■ **Problem description**
Images should be left out, and everything else in the listing reproduced exactly.

■ **Data shown**
-------------------------
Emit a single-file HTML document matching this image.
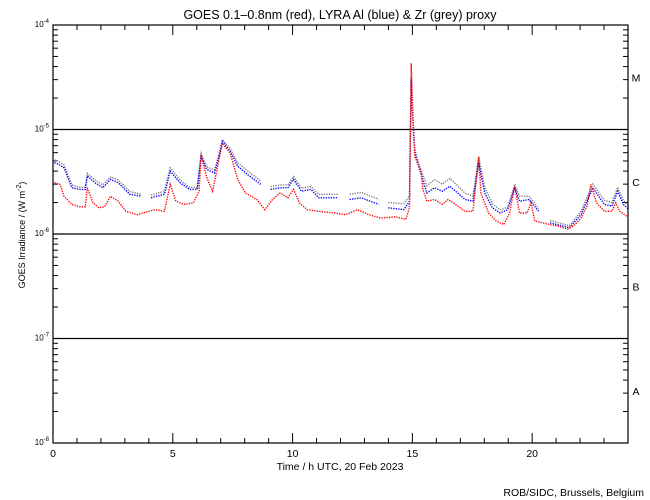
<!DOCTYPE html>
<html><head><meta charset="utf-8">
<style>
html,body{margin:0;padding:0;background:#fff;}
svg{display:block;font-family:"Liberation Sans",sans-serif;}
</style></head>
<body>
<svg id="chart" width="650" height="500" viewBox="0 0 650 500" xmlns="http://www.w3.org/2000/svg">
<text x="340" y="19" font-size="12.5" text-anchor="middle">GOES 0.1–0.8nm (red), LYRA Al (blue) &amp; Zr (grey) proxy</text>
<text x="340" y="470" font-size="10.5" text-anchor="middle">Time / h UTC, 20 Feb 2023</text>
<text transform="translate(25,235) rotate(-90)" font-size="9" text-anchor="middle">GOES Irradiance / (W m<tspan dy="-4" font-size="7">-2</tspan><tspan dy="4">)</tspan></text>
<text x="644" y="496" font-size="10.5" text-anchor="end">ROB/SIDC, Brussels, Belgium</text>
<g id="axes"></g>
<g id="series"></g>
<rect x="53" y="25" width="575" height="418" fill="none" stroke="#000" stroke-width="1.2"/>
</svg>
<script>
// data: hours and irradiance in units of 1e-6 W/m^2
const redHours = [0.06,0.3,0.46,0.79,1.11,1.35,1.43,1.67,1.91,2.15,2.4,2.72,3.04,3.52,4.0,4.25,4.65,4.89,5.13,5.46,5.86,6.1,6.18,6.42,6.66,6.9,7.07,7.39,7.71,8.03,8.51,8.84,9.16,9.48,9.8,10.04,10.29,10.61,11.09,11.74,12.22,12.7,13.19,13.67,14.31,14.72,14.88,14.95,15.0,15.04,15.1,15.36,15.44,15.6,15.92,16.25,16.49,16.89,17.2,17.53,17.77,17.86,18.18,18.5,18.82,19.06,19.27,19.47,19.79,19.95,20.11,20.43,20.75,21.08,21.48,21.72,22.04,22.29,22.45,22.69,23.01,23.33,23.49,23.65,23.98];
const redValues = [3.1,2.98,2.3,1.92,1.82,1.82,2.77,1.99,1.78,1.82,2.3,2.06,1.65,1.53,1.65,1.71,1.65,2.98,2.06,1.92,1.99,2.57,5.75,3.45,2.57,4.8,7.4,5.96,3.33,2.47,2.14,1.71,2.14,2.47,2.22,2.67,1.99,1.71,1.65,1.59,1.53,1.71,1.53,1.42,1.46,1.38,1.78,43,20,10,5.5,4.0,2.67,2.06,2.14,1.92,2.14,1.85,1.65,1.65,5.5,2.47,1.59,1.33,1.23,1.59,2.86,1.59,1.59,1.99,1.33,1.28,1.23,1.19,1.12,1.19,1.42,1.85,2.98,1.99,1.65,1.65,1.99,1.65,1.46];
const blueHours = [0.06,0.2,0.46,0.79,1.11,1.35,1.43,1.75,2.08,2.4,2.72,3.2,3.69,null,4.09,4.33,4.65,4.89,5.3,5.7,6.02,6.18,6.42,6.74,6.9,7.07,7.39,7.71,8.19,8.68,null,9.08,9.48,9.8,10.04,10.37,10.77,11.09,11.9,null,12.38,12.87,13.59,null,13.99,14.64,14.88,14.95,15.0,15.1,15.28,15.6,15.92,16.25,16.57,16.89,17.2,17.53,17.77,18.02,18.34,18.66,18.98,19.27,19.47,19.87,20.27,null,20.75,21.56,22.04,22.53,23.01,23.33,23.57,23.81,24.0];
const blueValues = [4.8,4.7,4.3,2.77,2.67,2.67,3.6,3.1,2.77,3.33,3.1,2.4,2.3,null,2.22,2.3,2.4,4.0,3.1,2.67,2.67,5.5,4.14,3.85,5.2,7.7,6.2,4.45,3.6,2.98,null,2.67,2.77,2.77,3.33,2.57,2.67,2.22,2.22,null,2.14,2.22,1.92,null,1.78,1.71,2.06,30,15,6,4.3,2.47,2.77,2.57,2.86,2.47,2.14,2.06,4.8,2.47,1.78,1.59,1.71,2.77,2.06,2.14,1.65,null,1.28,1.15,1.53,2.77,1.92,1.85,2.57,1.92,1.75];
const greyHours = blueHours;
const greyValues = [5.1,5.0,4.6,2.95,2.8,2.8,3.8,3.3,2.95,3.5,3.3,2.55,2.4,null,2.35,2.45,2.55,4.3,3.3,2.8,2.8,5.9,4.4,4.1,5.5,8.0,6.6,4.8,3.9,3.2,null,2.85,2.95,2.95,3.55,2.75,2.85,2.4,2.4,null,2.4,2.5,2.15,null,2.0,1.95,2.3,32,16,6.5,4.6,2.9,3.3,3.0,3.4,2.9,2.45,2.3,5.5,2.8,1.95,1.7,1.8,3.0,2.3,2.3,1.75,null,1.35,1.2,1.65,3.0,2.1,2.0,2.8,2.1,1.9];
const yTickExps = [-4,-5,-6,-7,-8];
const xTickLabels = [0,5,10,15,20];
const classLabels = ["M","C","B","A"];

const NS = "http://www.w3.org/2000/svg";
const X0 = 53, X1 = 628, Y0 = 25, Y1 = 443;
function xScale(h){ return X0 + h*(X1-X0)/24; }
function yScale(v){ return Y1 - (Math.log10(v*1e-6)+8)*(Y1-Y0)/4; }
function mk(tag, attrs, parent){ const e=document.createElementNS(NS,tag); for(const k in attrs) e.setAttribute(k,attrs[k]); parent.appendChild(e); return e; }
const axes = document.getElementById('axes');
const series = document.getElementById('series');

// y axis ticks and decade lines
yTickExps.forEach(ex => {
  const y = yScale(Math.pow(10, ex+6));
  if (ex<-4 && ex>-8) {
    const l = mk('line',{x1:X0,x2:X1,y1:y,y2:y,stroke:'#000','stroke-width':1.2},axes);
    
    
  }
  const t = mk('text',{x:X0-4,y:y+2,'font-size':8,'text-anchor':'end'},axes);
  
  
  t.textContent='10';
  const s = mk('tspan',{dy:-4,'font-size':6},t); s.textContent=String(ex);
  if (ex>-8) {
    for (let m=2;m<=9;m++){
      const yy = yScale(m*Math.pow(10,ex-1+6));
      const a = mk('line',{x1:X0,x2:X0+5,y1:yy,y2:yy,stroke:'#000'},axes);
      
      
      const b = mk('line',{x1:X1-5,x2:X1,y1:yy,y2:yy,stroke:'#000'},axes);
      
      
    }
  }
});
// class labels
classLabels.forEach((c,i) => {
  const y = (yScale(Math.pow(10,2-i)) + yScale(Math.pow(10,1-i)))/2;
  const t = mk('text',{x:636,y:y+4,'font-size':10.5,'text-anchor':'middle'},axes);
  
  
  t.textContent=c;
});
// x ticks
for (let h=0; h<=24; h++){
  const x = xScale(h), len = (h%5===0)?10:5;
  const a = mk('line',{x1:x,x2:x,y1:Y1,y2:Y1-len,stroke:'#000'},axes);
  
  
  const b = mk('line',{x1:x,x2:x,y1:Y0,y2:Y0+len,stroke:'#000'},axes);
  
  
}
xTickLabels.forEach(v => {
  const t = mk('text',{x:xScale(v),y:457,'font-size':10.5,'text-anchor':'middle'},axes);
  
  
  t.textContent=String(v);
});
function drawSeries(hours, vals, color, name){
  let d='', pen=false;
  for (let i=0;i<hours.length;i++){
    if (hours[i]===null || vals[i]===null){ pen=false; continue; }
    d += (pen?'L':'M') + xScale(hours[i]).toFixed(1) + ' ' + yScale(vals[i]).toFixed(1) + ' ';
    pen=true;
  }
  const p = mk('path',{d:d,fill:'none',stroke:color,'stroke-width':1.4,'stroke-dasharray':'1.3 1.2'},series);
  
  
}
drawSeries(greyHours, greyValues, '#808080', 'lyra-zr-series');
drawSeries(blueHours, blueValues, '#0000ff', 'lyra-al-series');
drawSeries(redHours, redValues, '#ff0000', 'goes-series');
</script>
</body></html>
-------------------------
■ **Solution**
Emit a single-file HTML document matching this image.
<!DOCTYPE html>
<html><head><meta charset="utf-8">
<style>
html,body{margin:0;padding:0;background:#fff;}
svg{display:block;font-family:"Liberation Sans",sans-serif;}
</style></head>
<body>
<svg id="chart" width="650" height="500" viewBox="0 0 650 500" xmlns="http://www.w3.org/2000/svg">
<text x="340" y="19" font-size="12.5" text-anchor="middle">GOES 0.1–0.8nm (red), LYRA Al (blue) &amp; Zr (grey) proxy</text>
<text x="340" y="470" font-size="10.5" text-anchor="middle">Time / h UTC, 20 Feb 2023</text>
<text transform="translate(25,235) rotate(-90)" font-size="9" text-anchor="middle">GOES Irradiance / (W m<tspan dy="-4" font-size="7">-2</tspan><tspan dy="4">)</tspan></text>
<text x="644" y="496" font-size="10.5" text-anchor="end">ROB/SIDC, Brussels, Belgium</text>
<g id="axes"></g>
<g id="series"></g>
<rect x="53" y="25" width="575" height="418" fill="none" stroke="#000" stroke-width="1.2"/>
</svg>
<script>
// data: hours and irradiance in units of 1e-6 W/m^2
const redHours = [0.06,0.3,0.46,0.79,1.11,1.35,1.43,1.67,1.91,2.15,2.4,2.72,3.04,3.52,4.0,4.25,4.65,4.89,5.13,5.46,5.86,6.1,6.18,6.42,6.66,6.9,7.07,7.39,7.71,8.03,8.51,8.84,9.16,9.48,9.8,10.04,10.29,10.61,11.09,11.74,12.22,12.7,13.19,13.67,14.31,14.72,14.88,14.95,15.0,15.04,15.1,15.36,15.44,15.6,15.92,16.25,16.49,16.89,17.2,17.53,17.77,17.86,18.18,18.5,18.82,19.06,19.27,19.47,19.79,19.95,20.11,20.43,20.75,21.08,21.48,21.72,22.04,22.29,22.45,22.69,23.01,23.33,23.49,23.65,23.98];
const redValues = [3.1,2.98,2.3,1.92,1.82,1.82,2.77,1.99,1.78,1.82,2.3,2.06,1.65,1.53,1.65,1.71,1.65,2.98,2.06,1.92,1.99,2.57,5.75,3.45,2.57,4.8,7.4,5.96,3.33,2.47,2.14,1.71,2.14,2.47,2.22,2.67,1.99,1.71,1.65,1.59,1.53,1.71,1.53,1.42,1.46,1.38,1.78,43,20,10,5.5,4.0,2.67,2.06,2.14,1.92,2.14,1.85,1.65,1.65,5.5,2.47,1.59,1.33,1.23,1.59,2.86,1.59,1.59,1.99,1.33,1.28,1.23,1.19,1.12,1.19,1.42,1.85,2.98,1.99,1.65,1.65,1.99,1.65,1.46];
const blueHours = [0.06,0.2,0.46,0.79,1.11,1.35,1.43,1.75,2.08,2.4,2.72,3.2,3.69,null,4.09,4.33,4.65,4.89,5.3,5.7,6.02,6.18,6.42,6.74,6.9,7.07,7.39,7.71,8.19,8.68,null,9.08,9.48,9.8,10.04,10.37,10.77,11.09,11.9,null,12.38,12.87,13.59,null,13.99,14.64,14.88,14.95,15.0,15.1,15.28,15.6,15.92,16.25,16.57,16.89,17.2,17.53,17.77,18.02,18.34,18.66,18.98,19.27,19.47,19.87,20.27,null,20.75,21.56,22.04,22.53,23.01,23.33,23.57,23.81,24.0];
const blueValues = [4.8,4.7,4.3,2.77,2.67,2.67,3.6,3.1,2.77,3.33,3.1,2.4,2.3,null,2.22,2.3,2.4,4.0,3.1,2.67,2.67,5.5,4.14,3.85,5.2,7.7,6.2,4.45,3.6,2.98,null,2.67,2.77,2.77,3.33,2.57,2.67,2.22,2.22,null,2.14,2.22,1.92,null,1.78,1.71,2.06,30,15,6,4.3,2.47,2.77,2.57,2.86,2.47,2.14,2.06,4.8,2.47,1.78,1.59,1.71,2.77,2.06,2.14,1.65,null,1.28,1.15,1.53,2.77,1.92,1.85,2.57,1.92,1.75];
const greyHours = blueHours;
const greyValues = [5.1,5.0,4.6,2.95,2.8,2.8,3.8,3.3,2.95,3.5,3.3,2.55,2.4,null,2.35,2.45,2.55,4.3,3.3,2.8,2.8,5.9,4.4,4.1,5.5,8.0,6.6,4.8,3.9,3.2,null,2.85,2.95,2.95,3.55,2.75,2.85,2.4,2.4,null,2.4,2.5,2.15,null,2.0,1.95,2.3,32,16,6.5,4.6,2.9,3.3,3.0,3.4,2.9,2.45,2.3,5.5,2.8,1.95,1.7,1.8,3.0,2.3,2.3,1.75,null,1.35,1.2,1.65,3.0,2.1,2.0,2.8,2.1,1.9];
const yTickExps = [-4,-5,-6,-7,-8];
const xTickLabels = [0,5,10,15,20];
const classLabels = ["M","C","B","A"];

const NS = "http://www.w3.org/2000/svg";
const X0 = 53, X1 = 628, Y0 = 25, Y1 = 443;
function xScale(h){ return X0 + h*(X1-X0)/24; }
function yScale(v){ return Y1 - (Math.log10(v*1e-6)+8)*(Y1-Y0)/4; }
function mk(tag, attrs, parent){ const e=document.createElementNS(NS,tag); for(const k in attrs) e.setAttribute(k,attrs[k]); parent.appendChild(e); return e; }
const axes = document.getElementById('axes');
const series = document.getElementById('series');

// y axis ticks and decade lines
yTickExps.forEach(ex => {
  const y = yScale(Math.pow(10, ex+6));
  if (ex<-4 && ex>-8) {
    const l = mk('line',{x1:X0,x2:X1,y1:y,y2:y,stroke:'#000','stroke-width':1.2},axes);
    
    
  }
  const t = mk('text',{x:X0-4,y:y+2,'font-size':8,'text-anchor':'end'},axes);
  
  
  t.textContent='10';
  const s = mk('tspan',{dy:-4,'font-size':6},t); s.textContent=String(ex);
  if (ex>-8) {
    for (let m=2;m<=9;m++){
      const yy = yScale(m*Math.pow(10,ex-1+6));
      const a = mk('line',{x1:X0,x2:X0+5,y1:yy,y2:yy,stroke:'#000'},axes);
      
      
      const b = mk('line',{x1:X1-5,x2:X1,y1:yy,y2:yy,stroke:'#000'},axes);
      
      
    }
  }
});
// class labels
classLabels.forEach((c,i) => {
  const y = (yScale(Math.pow(10,2-i)) + yScale(Math.pow(10,1-i)))/2;
  const t = mk('text',{x:636,y:y+4,'font-size':10.5,'text-anchor':'middle'},axes);
  
  
  t.textContent=c;
});
// x ticks
for (let h=0; h<=24; h++){
  const x = xScale(h), len = (h%5===0)?10:5;
  const a = mk('line',{x1:x,x2:x,y1:Y1,y2:Y1-len,stroke:'#000'},axes);
  
  
  const b = mk('line',{x1:x,x2:x,y1:Y0,y2:Y0+len,stroke:'#000'},axes);
  
  
}
xTickLabels.forEach(v => {
  const t = mk('text',{x:xScale(v),y:457,'font-size':10.5,'text-anchor':'middle'},axes);
  
  
  t.textContent=String(v);
});
function drawSeries(hours, vals, color, name){
  let d='', pen=false;
  for (let i=0;i<hours.length;i++){
    if (hours[i]===null || vals[i]===null){ pen=false; continue; }
    d += (pen?'L':'M') + xScale(hours[i]).toFixed(1) + ' ' + yScale(vals[i]).toFixed(1) + ' ';
    pen=true;
  }
  const p = mk('path',{d:d,fill:'none',stroke:color,'stroke-width':1.4,'stroke-dasharray':'1.3 1.2'},series);
  
  
}
drawSeries(greyHours, greyValues, '#808080', 'lyra-zr-series');
drawSeries(blueHours, blueValues, '#0000ff', 'lyra-al-series');
drawSeries(redHours, redValues, '#ff0000', 'goes-series');
</script>
</body></html>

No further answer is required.